■ EXERCISE REQUIREMENTS
Copy the lines holding the word "script", all of them.

■ DATA EXTRACT
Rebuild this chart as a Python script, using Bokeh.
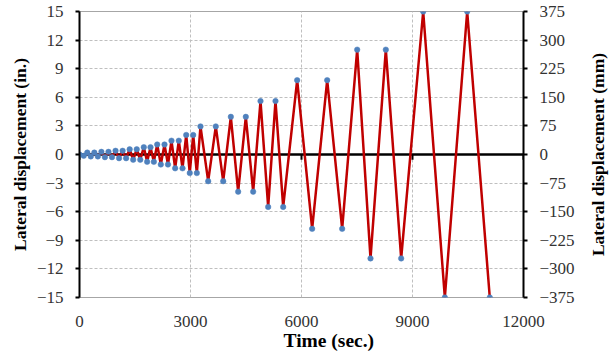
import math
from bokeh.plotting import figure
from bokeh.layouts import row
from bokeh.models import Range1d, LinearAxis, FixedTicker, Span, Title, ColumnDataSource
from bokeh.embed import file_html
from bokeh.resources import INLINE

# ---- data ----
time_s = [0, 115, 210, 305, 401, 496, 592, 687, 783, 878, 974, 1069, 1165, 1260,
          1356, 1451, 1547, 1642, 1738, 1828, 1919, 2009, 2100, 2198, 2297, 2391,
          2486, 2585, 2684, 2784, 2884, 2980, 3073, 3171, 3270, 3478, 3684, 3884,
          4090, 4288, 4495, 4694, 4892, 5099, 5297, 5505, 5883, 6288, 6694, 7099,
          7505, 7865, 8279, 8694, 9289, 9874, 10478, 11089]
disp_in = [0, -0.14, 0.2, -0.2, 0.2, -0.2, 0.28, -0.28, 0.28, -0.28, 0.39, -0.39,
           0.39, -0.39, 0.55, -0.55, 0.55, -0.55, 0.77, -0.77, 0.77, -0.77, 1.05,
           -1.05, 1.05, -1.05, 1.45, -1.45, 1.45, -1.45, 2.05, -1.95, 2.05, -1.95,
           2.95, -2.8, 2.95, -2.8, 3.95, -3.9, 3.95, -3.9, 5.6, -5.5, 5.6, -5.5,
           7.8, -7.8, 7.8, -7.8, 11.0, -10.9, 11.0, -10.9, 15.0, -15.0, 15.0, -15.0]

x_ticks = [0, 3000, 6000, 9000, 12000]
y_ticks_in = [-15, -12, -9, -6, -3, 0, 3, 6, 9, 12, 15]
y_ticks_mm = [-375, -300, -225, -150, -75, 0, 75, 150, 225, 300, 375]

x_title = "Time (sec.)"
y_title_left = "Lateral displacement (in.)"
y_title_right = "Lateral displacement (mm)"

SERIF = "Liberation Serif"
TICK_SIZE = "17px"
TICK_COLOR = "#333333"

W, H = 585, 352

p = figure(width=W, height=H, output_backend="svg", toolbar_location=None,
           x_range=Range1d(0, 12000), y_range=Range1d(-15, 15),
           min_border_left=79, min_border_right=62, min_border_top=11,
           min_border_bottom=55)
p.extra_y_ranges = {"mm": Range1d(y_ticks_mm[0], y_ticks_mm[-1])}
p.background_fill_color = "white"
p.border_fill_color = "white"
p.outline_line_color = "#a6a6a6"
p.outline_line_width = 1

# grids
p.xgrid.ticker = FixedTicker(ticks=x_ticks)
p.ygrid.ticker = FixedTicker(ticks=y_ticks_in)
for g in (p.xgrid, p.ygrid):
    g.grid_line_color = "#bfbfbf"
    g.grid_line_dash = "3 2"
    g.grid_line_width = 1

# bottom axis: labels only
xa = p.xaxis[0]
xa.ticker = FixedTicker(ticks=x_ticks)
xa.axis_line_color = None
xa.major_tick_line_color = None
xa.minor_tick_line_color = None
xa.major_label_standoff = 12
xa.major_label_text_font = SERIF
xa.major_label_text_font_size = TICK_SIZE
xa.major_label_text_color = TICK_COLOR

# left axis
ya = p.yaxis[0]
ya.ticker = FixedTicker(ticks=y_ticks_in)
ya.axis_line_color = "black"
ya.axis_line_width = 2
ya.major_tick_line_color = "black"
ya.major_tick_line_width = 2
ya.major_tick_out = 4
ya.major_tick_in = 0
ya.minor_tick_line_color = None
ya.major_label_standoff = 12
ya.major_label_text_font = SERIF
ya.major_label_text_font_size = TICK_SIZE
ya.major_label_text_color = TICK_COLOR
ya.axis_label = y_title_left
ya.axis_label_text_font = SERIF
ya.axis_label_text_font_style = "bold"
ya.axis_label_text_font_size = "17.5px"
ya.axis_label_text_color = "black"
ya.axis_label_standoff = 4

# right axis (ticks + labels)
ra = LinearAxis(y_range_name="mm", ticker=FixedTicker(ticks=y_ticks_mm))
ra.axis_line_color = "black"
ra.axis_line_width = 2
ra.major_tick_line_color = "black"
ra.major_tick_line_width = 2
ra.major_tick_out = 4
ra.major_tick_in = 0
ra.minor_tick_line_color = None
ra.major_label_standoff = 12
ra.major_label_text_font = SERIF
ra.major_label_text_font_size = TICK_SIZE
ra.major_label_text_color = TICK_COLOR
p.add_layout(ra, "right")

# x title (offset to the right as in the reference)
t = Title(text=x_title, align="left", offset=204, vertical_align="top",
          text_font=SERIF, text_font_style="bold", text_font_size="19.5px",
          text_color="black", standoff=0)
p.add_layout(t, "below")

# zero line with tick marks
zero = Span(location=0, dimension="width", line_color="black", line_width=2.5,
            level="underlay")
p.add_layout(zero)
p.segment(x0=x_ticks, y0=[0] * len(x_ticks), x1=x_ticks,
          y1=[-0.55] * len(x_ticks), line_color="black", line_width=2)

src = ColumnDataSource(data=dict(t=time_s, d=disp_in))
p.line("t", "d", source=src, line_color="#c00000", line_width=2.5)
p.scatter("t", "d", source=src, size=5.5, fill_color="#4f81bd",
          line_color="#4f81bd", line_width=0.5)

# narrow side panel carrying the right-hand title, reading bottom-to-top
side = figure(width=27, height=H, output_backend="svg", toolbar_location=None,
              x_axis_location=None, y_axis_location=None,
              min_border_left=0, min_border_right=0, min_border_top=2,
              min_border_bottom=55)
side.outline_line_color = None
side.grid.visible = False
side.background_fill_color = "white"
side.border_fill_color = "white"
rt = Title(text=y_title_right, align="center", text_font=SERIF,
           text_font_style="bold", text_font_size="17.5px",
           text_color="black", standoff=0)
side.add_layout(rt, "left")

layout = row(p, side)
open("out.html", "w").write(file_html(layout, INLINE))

--

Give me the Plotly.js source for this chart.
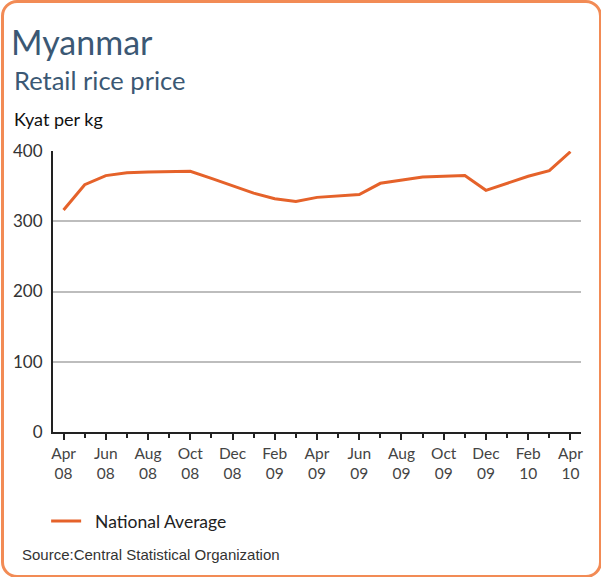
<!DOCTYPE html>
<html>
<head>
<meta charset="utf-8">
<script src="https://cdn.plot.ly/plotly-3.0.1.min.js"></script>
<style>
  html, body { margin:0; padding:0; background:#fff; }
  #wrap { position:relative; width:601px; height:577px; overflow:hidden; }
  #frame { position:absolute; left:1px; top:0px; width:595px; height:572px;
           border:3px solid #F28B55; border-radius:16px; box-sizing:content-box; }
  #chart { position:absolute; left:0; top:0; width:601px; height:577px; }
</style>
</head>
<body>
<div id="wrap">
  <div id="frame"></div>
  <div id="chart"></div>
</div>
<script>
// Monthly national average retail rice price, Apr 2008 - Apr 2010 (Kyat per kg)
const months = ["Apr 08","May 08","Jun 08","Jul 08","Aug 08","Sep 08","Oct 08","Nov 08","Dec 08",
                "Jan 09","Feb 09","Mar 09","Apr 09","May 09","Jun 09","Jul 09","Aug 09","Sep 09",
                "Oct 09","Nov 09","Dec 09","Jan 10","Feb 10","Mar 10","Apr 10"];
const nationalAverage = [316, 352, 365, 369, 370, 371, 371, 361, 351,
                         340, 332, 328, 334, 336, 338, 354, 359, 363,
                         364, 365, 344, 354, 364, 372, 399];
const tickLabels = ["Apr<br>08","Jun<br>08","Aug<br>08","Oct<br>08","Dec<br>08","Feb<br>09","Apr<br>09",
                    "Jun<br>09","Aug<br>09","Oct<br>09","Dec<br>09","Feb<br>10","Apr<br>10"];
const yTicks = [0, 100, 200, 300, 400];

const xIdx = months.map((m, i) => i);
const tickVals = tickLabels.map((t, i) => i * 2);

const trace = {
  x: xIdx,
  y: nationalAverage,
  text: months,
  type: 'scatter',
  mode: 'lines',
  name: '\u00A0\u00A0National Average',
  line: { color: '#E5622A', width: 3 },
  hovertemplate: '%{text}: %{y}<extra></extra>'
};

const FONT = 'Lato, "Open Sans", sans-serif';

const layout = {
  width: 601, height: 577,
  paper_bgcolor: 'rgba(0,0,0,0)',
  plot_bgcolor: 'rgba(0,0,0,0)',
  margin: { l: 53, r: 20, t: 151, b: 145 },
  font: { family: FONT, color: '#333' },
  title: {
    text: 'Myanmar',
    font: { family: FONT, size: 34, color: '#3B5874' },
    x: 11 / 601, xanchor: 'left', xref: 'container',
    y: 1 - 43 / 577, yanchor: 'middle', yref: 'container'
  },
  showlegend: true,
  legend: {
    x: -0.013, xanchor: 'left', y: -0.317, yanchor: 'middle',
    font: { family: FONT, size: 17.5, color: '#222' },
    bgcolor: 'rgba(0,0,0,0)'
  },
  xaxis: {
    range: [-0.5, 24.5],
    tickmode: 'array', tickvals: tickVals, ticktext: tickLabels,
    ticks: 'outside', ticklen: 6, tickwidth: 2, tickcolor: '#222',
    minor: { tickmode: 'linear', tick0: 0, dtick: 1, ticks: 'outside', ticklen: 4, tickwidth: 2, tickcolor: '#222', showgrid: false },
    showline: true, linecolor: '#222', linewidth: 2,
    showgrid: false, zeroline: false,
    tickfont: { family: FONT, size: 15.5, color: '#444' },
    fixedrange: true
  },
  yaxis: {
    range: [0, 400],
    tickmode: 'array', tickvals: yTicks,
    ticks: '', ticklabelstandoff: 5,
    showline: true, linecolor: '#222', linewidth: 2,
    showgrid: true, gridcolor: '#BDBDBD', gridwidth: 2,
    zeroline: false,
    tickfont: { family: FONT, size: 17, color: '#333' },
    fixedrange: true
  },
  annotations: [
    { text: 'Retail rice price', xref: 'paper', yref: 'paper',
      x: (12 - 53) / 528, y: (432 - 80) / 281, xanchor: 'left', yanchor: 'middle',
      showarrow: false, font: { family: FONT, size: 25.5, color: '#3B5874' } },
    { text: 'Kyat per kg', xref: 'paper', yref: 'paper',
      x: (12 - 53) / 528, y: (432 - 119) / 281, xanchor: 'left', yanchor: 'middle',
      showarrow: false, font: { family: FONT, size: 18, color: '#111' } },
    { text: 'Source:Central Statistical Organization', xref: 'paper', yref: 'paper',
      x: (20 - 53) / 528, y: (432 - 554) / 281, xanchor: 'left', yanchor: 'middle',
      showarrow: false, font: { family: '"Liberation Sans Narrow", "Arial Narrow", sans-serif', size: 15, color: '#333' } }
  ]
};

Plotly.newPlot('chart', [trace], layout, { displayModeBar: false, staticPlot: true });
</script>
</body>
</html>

■ EXERCISE SOLUTION
Rebuild this chart as a Python script, using Bokeh.
<script src="https://cdn.plot.ly/plotly-3.0.1.min.js"></script>
<script>
</script>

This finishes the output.